Où la chambre d’enfant, Luce Guilbaud (par Didier Ayres)
Où la chambre d’enfant, Luce Guilbaud, éd. Tarabuste, août 2020, 72 pages, 12 €
Fluide existence
Le fil, même tendu, presque nerveusement, qui lie l’artiste à son enfance, et puisque ce livre nous y invite, est une tension, une attache, une liaison, un raccord avec la littérature, laquelle soutient, justifie, anime cette démarche. Du reste, il y a dans cet ouvrage, dans ce recueil poétique, deux champs organisationnels : le souvenir, l’enfance en sa mémoire spécifique, et le langage qui inscrit, saisit, redit, verbalise le souvenir. Et ces deux ligatures ne font qu’une trame : la chambre, une chambre, une chambre du souvenir, de l’enfance.
Cela dit, cette locution, l’endroit d’où parle le texte, est une voix féminine. Celle d’une enfant qui cherche à se définir, ou plutôt qui cherche à s’écrire, se décrivant aujourd’hui dans la mémoire, enfant traquant, esquissant peut-être la forme que fut l’enfant, la très jeune fille. Il y a donc un dédoublement, une discrépance dans les liens de la mémoire : d’un côté la femme qui est, parce que petite fille, et de l’autre, la femme qui n’est pas, car les définitions sont labiles ; donc une enfant qui n’est pas une fille, mais en train de devenir une fille, devenant fille.
L’endroit, et précisément, la chambre de cette enfant existe, et encore dans le giron objectif de l’enfant devenue femme, là où l’identité se constitue, lutte, se dessine, fait dessein, chambre matérielle d’une idée immatérielle, l’ensemble servi par la mémoire.

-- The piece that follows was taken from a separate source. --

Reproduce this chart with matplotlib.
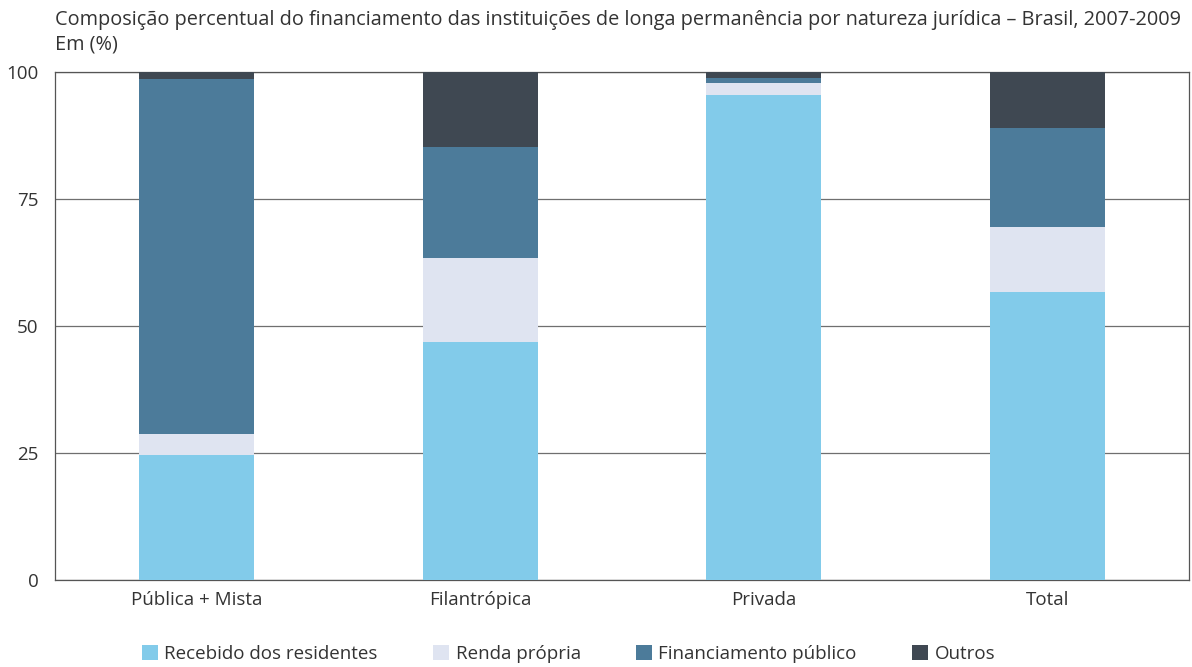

Où la chambre de la poète ? Où la chambre, en termes de photographie, de l’enfance ? Où la chambre en cette description en fragments ? Où la chambre d’enfant ? Ou : où la chambre d’enfant. Le texte nous autorise à cette variation. Il permet cette involution d’une chose qui n’existe plus, vers une chose qui se retire.
je suis une princesse qui n’aime pas dormir
ni coudre mais en découdre
je me raconte des histoires aux marches du palais
nous dormirons ensemble et aurons deux enfants
J’ai compris le livre ainsi : écrire l’enfance à l’instar d’une entomologie, papillon fuyant la présence de l’épingle qui en un sens, l’immortalisera. Saisir le temps, ainsi. De plus, sachant que par essence, écrire est une action dans la durée, une action temporelle, celle d’un mot vers l’autre, puis d’une phrase vers l’autre, puis d’une strophe vers l’autre. Luce Guilbaud nous décrit cet objet du délai, de la mémoire poreuse, d’une scène intérieure – qui peut-être n’a pas eu lieu ainsi, mais que la mémoire à cet instant T fossilise, ossifie, et sans doute, même pas définitivement.
la chambre d’enfant est à l’intérieur entre les côtes
ses vertiges ses attentes ses printemps
ses murs de terre fragile à colmater avant l’hiver
Mais qui connaît l’origine première ? Ce livre, construit par séquences de trois strophes sans ponctuation ni majuscules, cherche la fluidité, la coexistence, la coalescence de l’écrivaine avec son enfance. De plus, tout est cadré dans une atmosphère aquatique, baignades, présence de l’eau, voyages maritimes. Et évidemment, le flux des marées, ressemble, repose dirais-je, sur l’espèce de « for-da » freudien qui occupe les enfances, et engage alors la continuité des liens entre un soi-même et la définition de ce soi-même. En tout cas, c’est ce qui se communique au lecteur : l’apprivoisement de l’enfance, et son intégration en soi, sa fluide existence.